Software Architecture
An effective software architecture practice helps product development organizations produce better software faster. But before we can discuss an effective practice, we need an understanding of software architecture. It’s a term that’s used frequently in the software industry, and often with a certain laxness. Tightening up our definition is important, as the practices in this book are closely aligned with a strict and complete definition of architecture.
Software architecture is often equated with software design, but the two are actually quite distinct. A design is a specific, point-in-time arrangement of software components that, collectively, form a software system. As we develop each release of that system and determine how that release will function, we are designing that release.

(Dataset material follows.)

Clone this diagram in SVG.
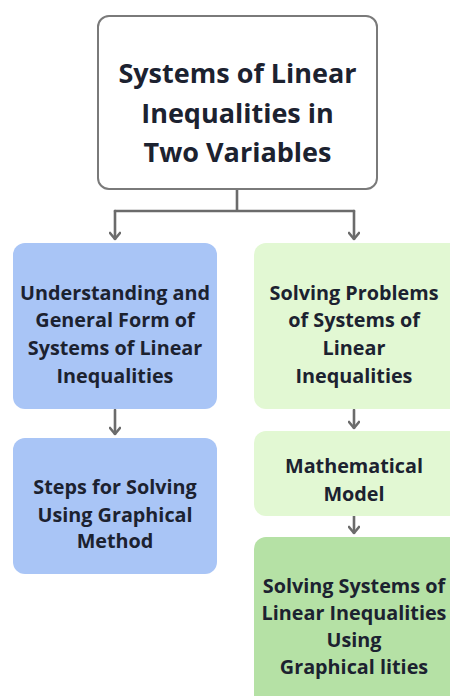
<svg xmlns="http://www.w3.org/2000/svg" width="450" height="696" viewBox="0 0 450 696">
<style>
.t{font-family:"Open Sans","Liberation Sans",sans-serif;font-weight:700;fill:#1c2230;text-anchor:middle}
.s{font-size:19.8px}
.c{fill:none;stroke:#6b6b6b;stroke-width:2.6;stroke-linecap:round;stroke-linejoin:round}
</style>
<defs>
<marker id="ah" viewBox="0 0 12 10" refX="6" refY="9" markerWidth="12" markerHeight="10" markerUnits="userSpaceOnUse" orient="0">
<path d="M1,3 L6,9 L11,3" fill="none" stroke="#6b6b6b" stroke-width="2.6" stroke-linecap="round" stroke-linejoin="round"/>
</marker>
</defs>
<rect width="450" height="696" fill="#ffffff"/>
<g id="connectors">
<path class="c" d="M237,189 V211 M115,211 H354"/>
<path class="c" d="M115,211 V239" marker-end="url(#ah)"/>
<path class="c" d="M354,211 V239" marker-end="url(#ah)"/>
<path class="c" d="M115,410 V434" marker-end="url(#ah)"/>
<path class="c" d="M354,410 V428" marker-end="url(#ah)"/>
<path class="c" d="M354,516 V533" marker-end="url(#ah)"/>
</g>
<g id="root">
<rect x="98" y="16" width="279" height="173" rx="11" fill="#ffffff" stroke="#7a7a7a" stroke-width="2"/>
<text class="t" x="237.5" y="83" font-size="27">Systems of Linear</text>
<text class="t" x="237.5" y="123" font-size="27">Inequalities in</text>
<text class="t" x="237.5" y="162" font-size="27">Two Variables</text>
</g>
<g id="understanding">
<rect x="13" y="243" width="204" height="166" rx="12" fill="#a9c5f6"/>
<text class="t s" x="115" y="300">Understanding and</text>
<text class="t s" x="115" y="327">General Form of</text>
<text class="t s" x="115" y="355">Systems of Linear</text>
<text class="t s" x="115" y="383">Inequalities</text>
</g>
<g id="steps">
<rect x="13" y="438" width="204" height="136" rx="12" fill="#a9c5f6"/>
<text class="t s" x="115" y="494">Steps for Solving</text>
<text class="t s" x="115" y="522">Using Graphical</text>
<text class="t s" x="115" y="548">Method</text>
</g>
<g id="solving-problems">
<rect x="254" y="243" width="210" height="166" rx="12" fill="#e2f8d3"/>
<text class="t s" x="354" y="300">Solving Problems</text>
<text class="t s" x="354" y="327">of Systems of</text>
<text class="t s" x="354" y="355">Linear</text>
<text class="t s" x="354" y="383">Inequalities</text>
</g>
<g id="math-model">
<rect x="254" y="431" width="210" height="85" rx="12" fill="#e2f8d3"/>
<text class="t s" x="354" y="473">Mathematical</text>
<text class="t s" x="354" y="501">Model</text>
</g>
<g id="solving-systems">
<rect x="254" y="537" width="210" height="175" rx="12" fill="#b5e1a5"/>
<text class="t s" x="354" y="593">Solving Systems of</text>
<text class="t s" x="354" y="620">Linear Inequalities</text>
<text class="t s" x="354" y="647">Using</text>
<text class="t s" x="354" y="674">Graphical lities</text>
</g>
</svg>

What happens when we create the next iteration of that same system? We’ll revise its design, of course: That’s how we introduce the changes that distinguish one release from the next. But we won’t throw it out and start over, either; each subsequent design is related to the one that came before.
An architecture is a template for the iterative creation of a set of related designs. Architectures are also designed, but they are more than a design. Thus, an effective software architecture practice doesn’t just create one good design; it lays the foundation for creating tens, hundreds, and thousands of designs. That’s the potential of software architecture, and that’s the promise of an effective software architecture practice.
What, then, constitutes an architecture? Standards play an important part in architecture, so it feels appropriate to start our discussion of architecture with a definition from an IEEE standard:
[An architecture is] the fundamental organization of a system, embodied in its components, their relationships to each other and the environment, and the principles governing its design and evolution. [1]
Let’s take this definition apart, piece by piece, to understand it thoroughly.
Fundamental Organization
Imagine that you have a software product consisting of a hundred components. The precise nature of these components doesn’t matter; they could be services, libraries, containers, functions, or plugins. The point is that your product is composed of these components, and the interactions between these components realize the features and functions of the product.
Now imagine that for each component, you used a random number generator to determine its type (service, library, etc.) and its method of communication. Often these are linked—for example, a code library is designed to be invoked via a local procedure call, and a service is not. That’s okay; we’ll pick, randomly, from the methods that reasonably apply to each component.
You’ve probably already realized that getting these components to work together will be a challenge. Different components require different implementation technologies, tooling, and deployment. We’ll have lots of mismatches when we try to wire components up, and we’ll have to translate between local calls and remote calls and message-passing and function invocation. In starting with randomness, we’ve constructed a system that lacks any fundamental organization. Fortunately, this system exists only in our imagination.
No one works this way, and every real system has some fundamental organization to it. The fundamental organization of a system often is, to some extent, imposed by external factors. For example, if you’re building a mobile application, your elements will primarily be libraries and they’ll mostly communicate via local procedure calls. In contrast, if you’re building a cloud-based product, you might organize your system around services.
When speaking of the architecture of a system, however, we are generally referring to a fundamental organization that goes beyond these external constraints. For example, cloud services necessarily communicate via the network. Is that communication organized as request-response or message-passing? Any system that chooses one method over the other is fundamentally organized around that specific approach.
Figure 1.1 illustrates the impact of each approach to establishing a system’s fundamental organization. As illustrated in the leftmost diagram, a randomized system consists of different types of components (indicated by different shapes) communicating via different mechanisms (indicated by different line types), and with arbitrary relationships. External constraints tend to dictate component types and communication mechanisms, as indicated by the uniformity of shapes and line types in the middle diagram. However, external constraints rarely impose organization on relationships within the system. The final diagram, on the right side of Figure 1.1, illustrates a system with a clear fundamental organization. It uses a consistent component type, consistent communication mechanism, and has structured relationships.
Figure 1.1 Levels of fundamental organization. A random system (left) has a mix of component and relationship types. Most systems are subject to at least some external constraints (middle) on those types. Organized systems (right) bring additional consistency through further constraints.